The tl;dr is that you can (should) use goat key generate -t p256 to generate secret key material.

Took me a minute to figure out which goat was being referred to. Maybe that’s something most AT Proto devs already have, but I did not. I also don’t do a lot of Go, so I wasn’t sure where the binary even installed.

Once I was able to generate keys, it still wasn’t clear where they go. My first attempt resulted in another error. This is what ended up working, but I’m not clear if that’ what was entended:

│❯ ~/go/bin/goat key generate -t p256                                                                                       │
│Key Type: P-256 / secp256r1 / ES256 private key                                                                            │
│Secret Key (Multibase Syntax): save this securely (eg, add to password manager)                                            │
│        <SOME_SECRET_KEY>                                                                  │
│Public Key (DID Key Syntax): share or publish this (eg, in DID document)                                                   │
│        did:key:<SOME_PUBLIC_DID>

I then used (using direnv)

export SIGNING_KEYS=did:key:<SOME_SECRET_KEY>
export SERVICE_KEY=did:key:<SOME_PUBLIC_DID>

Was that correct?

I’m now getting a new error which I believe is caused by Postgres not being available.
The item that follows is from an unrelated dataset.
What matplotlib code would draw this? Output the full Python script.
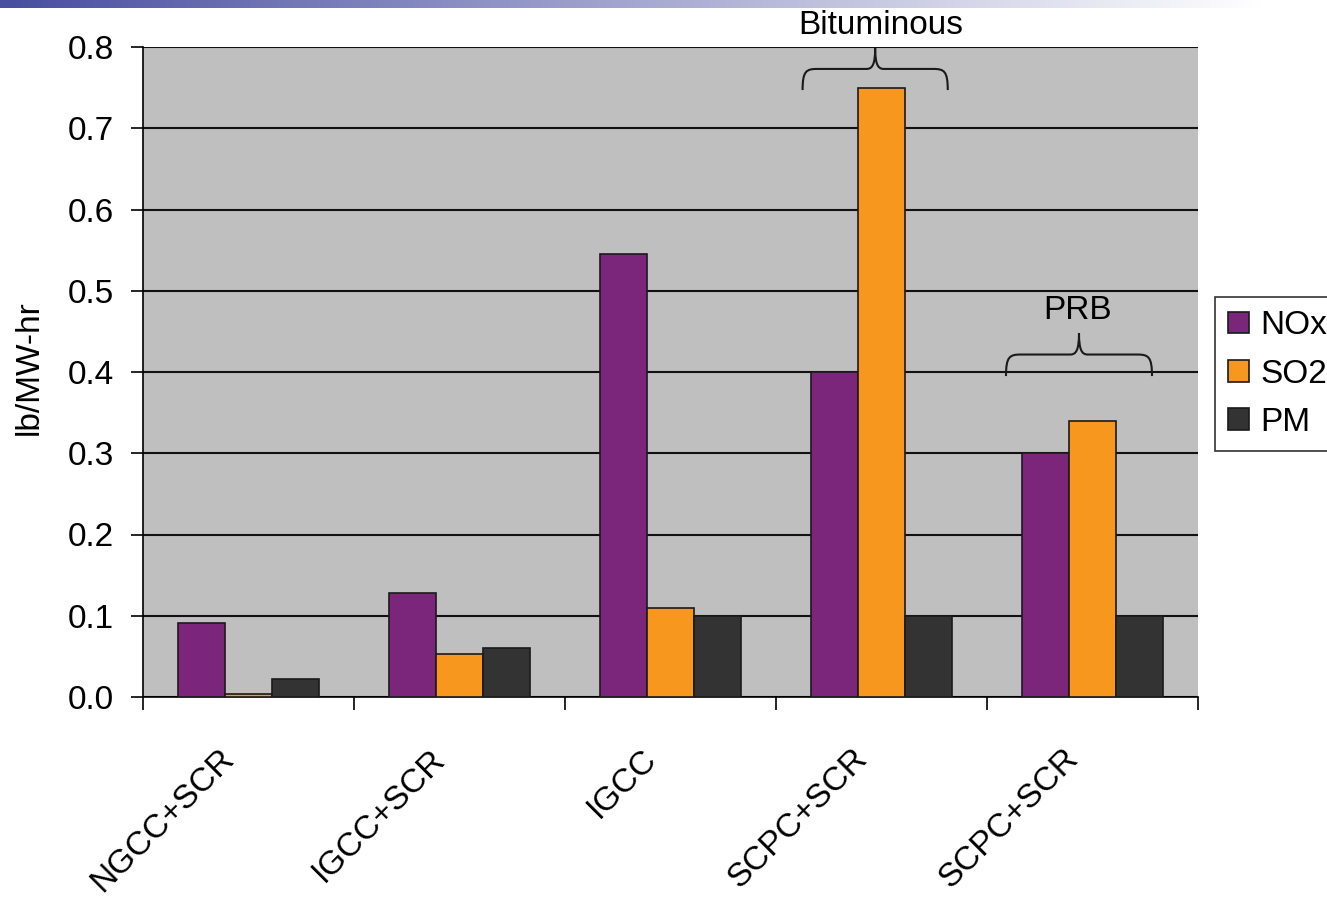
import numpy as np
import matplotlib.pyplot as plt
from matplotlib.path import Path
from matplotlib.patches import PathPatch

plt.rcParams['font.family'] = ['Liberation Sans', 'DejaVu Sans']

# emissions per technology (lb/MW-hr)
categories = ['NGCC+SCR', 'IGCC+SCR', 'IGCC', 'SCPC+SCR', 'SCPC+SCR']
nox = [0.091, 0.128, 0.545, 0.40, 0.30]
so2 = [0.004, 0.053, 0.11, 0.75, 0.34]
pm = [0.022, 0.060, 0.10, 0.10, 0.10]
series_names = ['NOx', 'SO2', 'PM']
colors = ['#7B267A', '#F7971E', '#333333']

FS = 24

fig = plt.figure(figsize=(13.27, 8.99), dpi=100)

# gradient band along the top edge
band = fig.add_axes([0, 1 - 8 / 899, 1, 8 / 899])
t = np.linspace(0, 1, 512)
c0 = np.array([72, 78, 160]) / 255
grad = c0[None, :] + (1 - c0[None, :]) * np.clip(t / 0.95, 0, 1)[:, None]
band.imshow(grad[None, :, :], aspect='auto', extent=[0, 1, 0, 1])
band.axis('off')

ax = fig.add_axes([143 / 1327, 1 - 697 / 899, 1055 / 1327, 650 / 899])
ax.set_facecolor('#C0BFC0')

x = np.arange(len(categories))
w = 0.223
for k, (vals, name, col) in enumerate(zip([nox, so2, pm], series_names, colors)):
    ax.bar(x + (k - 1) * w, vals, w, color=col, edgecolor='#1a1a1a', linewidth=1.2,
           label=name, zorder=3)

ax.set_xlim(-0.5, len(categories) - 0.5)
ax.set_ylim(0, 0.8)
yt = np.arange(0, 0.81, 0.1)
ax.set_yticks(yt, labels=[f'{v:.1f}' for v in yt])
ax.yaxis.grid(True, color='#111111', linewidth=1.5)
ax.set_axisbelow(True)

# boundary ticks between groups, labels near group centres
ax.set_xticks(np.arange(-0.5, len(categories)), labels=[''] * (len(categories) + 1))
ax.set_xticks(x - 0.09, labels=categories, minor=True)
ax.tick_params(axis='x', which='major', length=9, width=1.2, direction='out')
ax.tick_params(axis='x', which='minor', length=0, pad=41, labelsize=FS)
for lab in ax.get_xticklabels(minor=True):
    lab.set_rotation(45)
    lab.set_ha('right')
    lab.set_va('center')
    lab.set_rotation_mode('anchor')
ax.tick_params(axis='y', length=9, width=1.2, pad=12, labelsize=FS)

for side in ['top', 'right']:
    ax.spines[side].set_visible(False)
ax.spines['left'].set_linewidth(1.2)
ax.spines['bottom'].set_linewidth(1.2)

fig.text(29 / 1327, 1 - 368 / 899, 'lb/MW-hr', rotation=90, ha='center', va='center',
         fontsize=FS)


def brace(ax, xc, half, y0, y1, label, tx, ty):
    # curly brace opening downward, tip at y1
    pts = [(-1, 0), (-1, 0.45), (-0.95, 0.5), (-0.8, 0.5),
           (-0.12, 0.5),
           (-0.04, 0.5), (0, 0.6), (0, 1),
           (0, 0.6), (0.04, 0.5), (0.12, 0.5),
           (0.8, 0.5),
           (0.95, 0.5), (1, 0.45), (1, 0)]
    codes = [Path.MOVETO, Path.CURVE4, Path.CURVE4, Path.CURVE4,
             Path.LINETO,
             Path.CURVE4, Path.CURVE4, Path.CURVE4,
             Path.CURVE4, Path.CURVE4, Path.CURVE4,
             Path.LINETO,
             Path.CURVE4, Path.CURVE4, Path.CURVE4]
    verts = [(xc + px * half, y0 + py * (y1 - y0)) for px, py in pts]
    ax.add_patch(PathPatch(Path(verts, codes), fill=False, edgecolor='#1a1a1a',
                           linewidth=1.5, clip_on=False, zorder=4))
    ax.text(tx, ty, label, ha='center', va='center', fontsize=FS, clip_on=False)


brace(ax, 2.97, 0.344, 0.747, 0.799, 'Bituminous', 2.995, 0.827)
brace(ax, 3.936, 0.346, 0.395, 0.448, 'PRB', 3.93, 0.476)

leg = fig.legend(loc='upper left', bbox_to_anchor=(1215 / 1327, 1 - 297 / 899),
                 fontsize=FS, frameon=True, fancybox=False, edgecolor='black',
                 handlelength=0.62, handleheight=0.62, handletextpad=0.35,
                 labelspacing=0.52, borderpad=0.4, borderaxespad=0)
leg.get_frame().set_linewidth(1.2)

fig.savefig('out.png', dpi=100)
I’m going to destroy and rebuild the DevContainer and see if that fixes that. That could easily be on me since I’ve been learning how those work at the same time.

Once we get my stuff working, I’m positive we can automate and document all of this so it doesn’t happen to anyone else.

2 Likes

Looks right!

In the future if you enable any of the XRPC functionality, that service_key should also be a private key.